Body has intelligence, and gets educated rightly, wrongly and sometimes in patchy ways. Mindfulness of breathing is one way whereby that intelligence is accessed and clarified. As far as that goes, Qi Gong is just a method of entry, but a useful one as much of the problem with ānāpānasati is because peoples bodies are so energetically unbalanced that their minds have to try to do what a balanced body will do for them. Modern life is backless (use a chair) legless (use wheels) and segmented (we live in the upper ten percent of our bodies most of the time). Most people dont experience a whole balanced body. The body that they experience is formed day after day by the impact of images from screens or the shock effect of stress. That needs to be addressed and undone, and I don't think you can do that through the mind, the will or devotion.

Also there are developmental issues in how the body grows that have their effects. Recently I came across Bodydynamics(http://www.bodynamicusa.com)   a system based on the work of Lisbeth Marcher. Over years of experience working with people with trauma, Lisbeth developed a map of how various muscles learn (or dont learn) to support psychological functions, and she developed a way of healing. So I investigated how Standing Like A Tree fitted in with that. The results were affirmative. Obviously the Qi Gong posture energizes ankles and legs in a way that is associated with the ability to meet the world and yet stand one's own ground. The extended arm positions energize muscles that are to do with both holding one 's personal boundaries, and allowing oneself to be supported by others. (As opposed to being impacted by the world, reaching out into it or defending oneself against it.) That's a significant shift: it brings around the sense of 'being supported'. But there were also surprising details, such as that the muscles of the inner thighs are to do with containment (the ability to encompass a wide range of emotional and psychological impact) and collecting oneself. Those muscles, rarely used in conventional methods of walking and standing, are specifically energized by the slight straddle that standing with the knees positioned over the centre (rather than the inner edge) of the feet.

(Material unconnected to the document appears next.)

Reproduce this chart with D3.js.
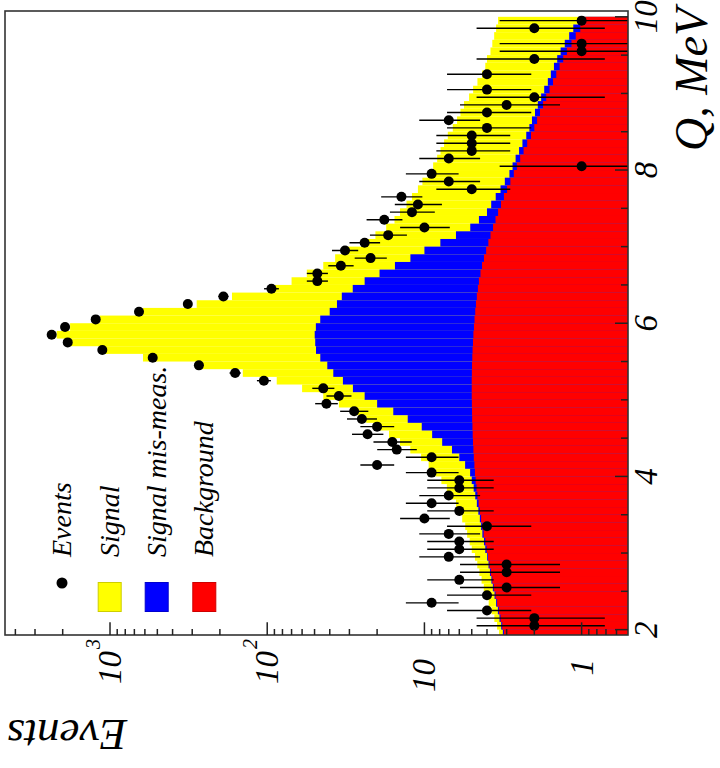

I may sound like a Qi Gong fanatic, but actually outside of retreats and teaching others, I might do only about fifteen minutes on the occasional day – much less time than I spend in chanting, and a tiny percentage of the time that I put into mindfulness of breathing. One can do a lot with Qi Gong as a martial art, but that's not my aim. Apart from the physical realignment (the spine is still damaged, but amazingly causes no pain), the insight that 'it comes to you, let it support you' is the major way in which Qi Gong has integrated into my meditation. Developing a practice around that is quite an awakening, and fine work too. Just as standing fully entails doing what it takes to connect to the planet that supports us, breathing mindfully connects to the support of Dhamma. Knowing that in one's body and heart is well worth growing some roots for!